Strategies for Successful Self-Competition

  • Market Research: Before introducing new offerings, conduct thorough market research to identify gaps or opportunities within your customer base. Understand their evolving needs, preferences, and pain points to inform your self-competition strategy.
  • Product Differentiation: Ensure that the new products or services you introduce offer meaningful differentiation from your existing offerings. Whether it’s through improved features, pricing, or unique benefits, the goal is to provide customers with a compelling reason to choose your new offering.
  • Clear Messaging: Communicate the value of your new products or services clearly to your target audience. Make sure customers understand how these offerings benefit them and why they should consider them alongside your existing options.
  • Pricing Strategy: Consider your pricing strategy carefully. While new products may compete with your existing ones, pricing should be structured to maximize overall revenue rather than cannibalize sales.
  • Customer Segmentation: Understand that different customer segments may have varying needs. Tailor your self-competition strategy to address these segments individually, providing customized solutions.
  • Feedback Loop: Create a feedback loop that allows you to gather insights from customers who choose your new offerings. Their feedback can be invaluable for refining your products and services further.
  • Promotion and Cross-Selling: Leverage your existing customer base to promote your new products or services. Cross-selling and bundling can encourage customers to explore your full range of offerings.

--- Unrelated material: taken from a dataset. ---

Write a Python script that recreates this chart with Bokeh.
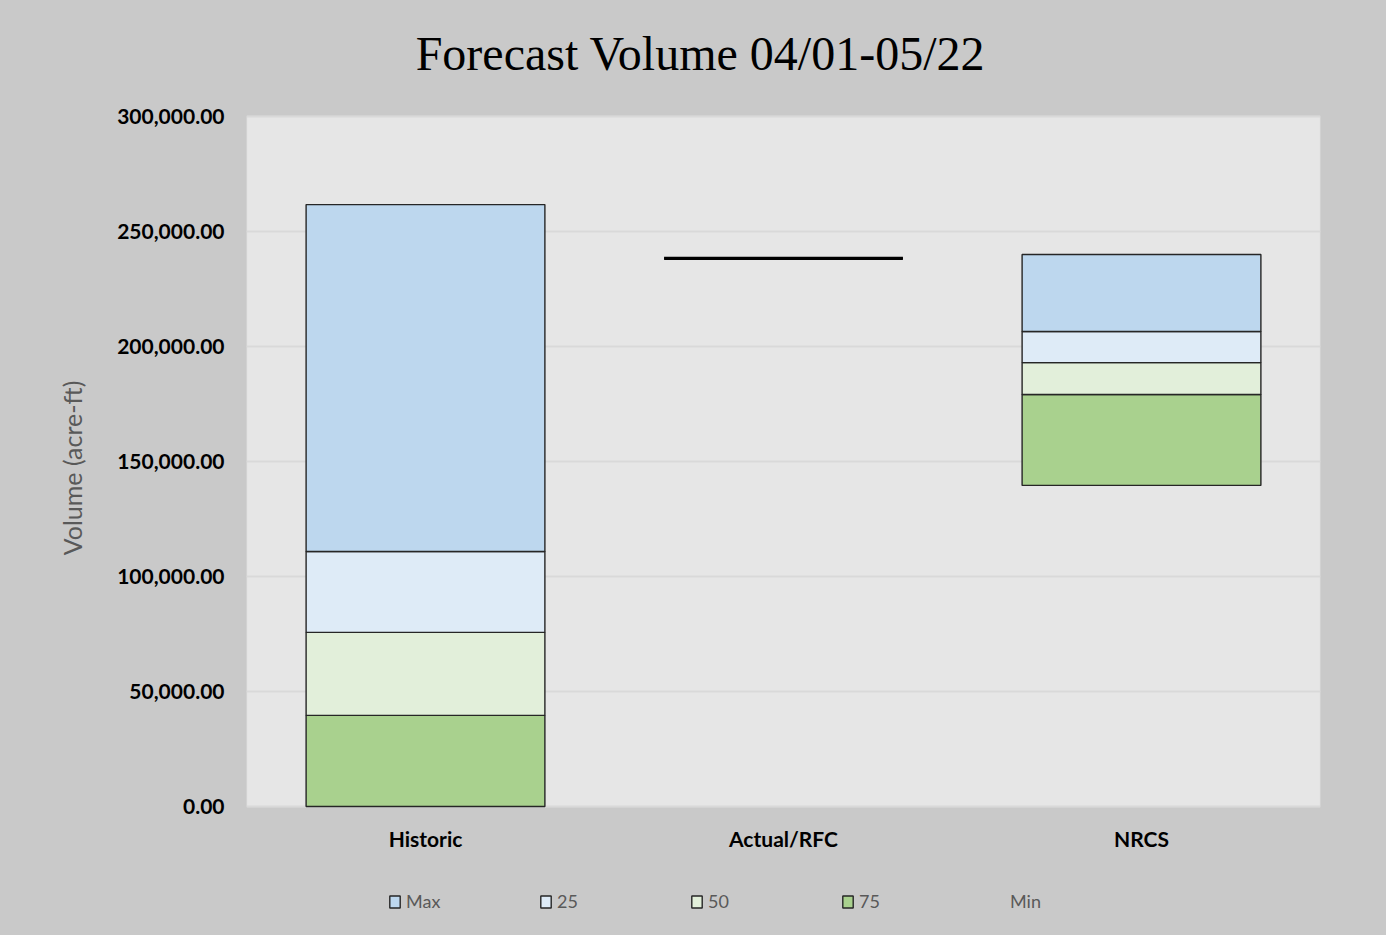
from bokeh.plotting import figure
from bokeh.models import (ColumnDataSource, FactorRange, NumeralTickFormatter,
                          FixedTicker, Legend, LegendItem, Range1d, BoxAnnotation)
from bokeh.core.properties import value
from bokeh.embed import file_html
from bokeh.resources import INLINE

# ---- data ----
title_text = "Forecast Volume 04/01-05/22"
categories = ["Historic", "Actual/RFC", "NRCS"]
min_vals = [0, 238300, 139600]
p75_vals = [39600, 0, 39500]
p50_vals = [36100, 0, 13900]
p25_vals = [35200, 0, 13500]
max_vals = [150800, 0, 33500]
actual_categories = ["Actual/RFC"]
actual_values = [238300]
y_ticks = [0, 50000, 100000, 150000, 200000, 250000, 300000]
y_max = 300000
legend_order = ["Max", "25", "50", "75", "Min"]

series = ["Min", "75", "50", "25", "Max"]
colors = {"Min": "#ffffff", "75": "#a9d18e", "50": "#e2efda",
          "25": "#deebf7", "Max": "#bdd7ee"}

source = ColumnDataSource({"cat": categories, "Min": min_vals, "75": p75_vals,
                           "50": p50_vals, "25": p25_vals, "Max": max_vals})

BG = "#c9c9c9"
W, H = 1386, 935
TOP, LEFT, RIGHT, BOTTOM = 116, 246, 1320, 806   # grey plot-area edges (px)
PLOT_PX = BOTTOM - TOP
units_per_px = y_max / PLOT_PX
y_start = -(H - BOTTOM) * units_per_px           # frame spans the full height so
y_end = y_max + TOP * units_per_px               # title and legend can live in it

p = figure(width=W, height=H, x_range=FactorRange(*categories, range_padding=0),
           y_range=Range1d(y_start, y_end), output_backend="svg", toolbar_location=None,
           min_border_left=LEFT, min_border_right=W - RIGHT, min_border_top=0,
           min_border_bottom=0)
p.styles = {"background-color": BG}

p.border_fill_color = BG
p.background_fill_color = BG
p.outline_line_color = None

# grey plot area (0 .. y_max)
area = BoxAnnotation(bottom=0, top=y_max, fill_color="#e6e6e6", fill_alpha=1,
                     line_color="#dcdcdc", line_width=2, level="image")
p.add_layout(area)

# title
t_src = ColumnDataSource(dict(x=[categories[1]], y=[y_end], t=[title_text]))
p.text(x="x", y="y", text="t", source=t_src, x_offset=-83, y_offset=53,
       text_align="center", text_baseline="middle",
       text_font=value("Liberation Serif"), text_font_size="48px",
       text_color="#000000")

renderers = p.vbar_stack(series, x="cat", width=0.667, source=source,
                         color=[colors[s] for s in series],
                         line_color="#262626", line_width=1.4)
# Min is an invisible base series
renderers[0].glyph.fill_alpha = 0
renderers[0].glyph.line_alpha = 0

act_src = ColumnDataSource(dict(cat=actual_categories, v=actual_values))
p.vbar(x="cat", bottom="v", top="v", width=0.667, source=act_src,
       line_color="#000000", line_width=3.2)

# category labels under the plot area
lab_src = ColumnDataSource(dict(cat=categories, y=[0] * len(categories)))
p.text(x="cat", y="y", text="cat", source=lab_src, y_offset=32,
       text_align="center", text_baseline="middle",
       text_font=value("Lato"), text_font_style="bold", text_font_size="21px",
       text_color="#000000")

# axes
p.xaxis.visible = False
p.yaxis.bounds = (0, y_max)
p.yaxis.ticker = FixedTicker(ticks=y_ticks)
p.yaxis.formatter = NumeralTickFormatter(format="0,0.00")
p.yaxis.axis_label = "Volume (acre-ft)"
p.yaxis.axis_label_text_font = "Lato"
p.yaxis.axis_label_text_font_size = "25px"
p.yaxis.axis_label_text_font_style = "normal"
p.yaxis.axis_label_text_color = "#595959"
p.yaxis.axis_label_standoff = 27
p.yaxis.axis_line_color = None
p.yaxis.major_tick_line_color = None
p.yaxis.minor_tick_line_color = None
p.yaxis.major_label_text_font = "Lato"
p.yaxis.major_label_text_font_size = "21px"
p.yaxis.major_label_text_font_style = "bold"
p.yaxis.major_label_text_color = "#000000"
p.yaxis.major_label_standoff = 16

p.xgrid.grid_line_color = None
p.ygrid.grid_line_color = "#d9d9d9"
p.ygrid.grid_line_width = 2

# legend (order: Max, 25, 50, 75, Min)
name_to_r = dict(zip(series, renderers))
items = [LegendItem(label=s, renderers=[name_to_r[s]]) for s in legend_order]
legend = Legend(items=items, orientation="horizontal", location=(142, 23),
                glyph_width=13, glyph_height=15, label_standoff=5, label_width=109,
                spacing=24, padding=0, margin=0,
                label_text_font="Lato", label_text_font_size="18px",
                label_text_color="#595959",
                background_fill_alpha=0, border_line_color=None)
p.add_layout(legend, "center")

open("out.html", "w").write(file_html(p, INLINE))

Self-competition is a strategy that challenges the conventional wisdom of external competition. While it may seem counterintuitive, businesses that compete with themselves can reap significant benefits in terms of innovation, market expansion, risk mitigation, customer retention, and staying ahead of competitors. By adopting a strategic approach to self-competition, including market research, product differentiation, clear messaging, and pricing strategy, companies can navigate this path to success effectively.

The examples set by industry giants like Apple, Coca-Cola, Amazon, and Netflix demonstrate the viability and advantages of self-competition when executed thoughtfully. As the business landscape continues to evolve, embracing self-competition may be the key to not only surviving but thriving in an ever-changing market.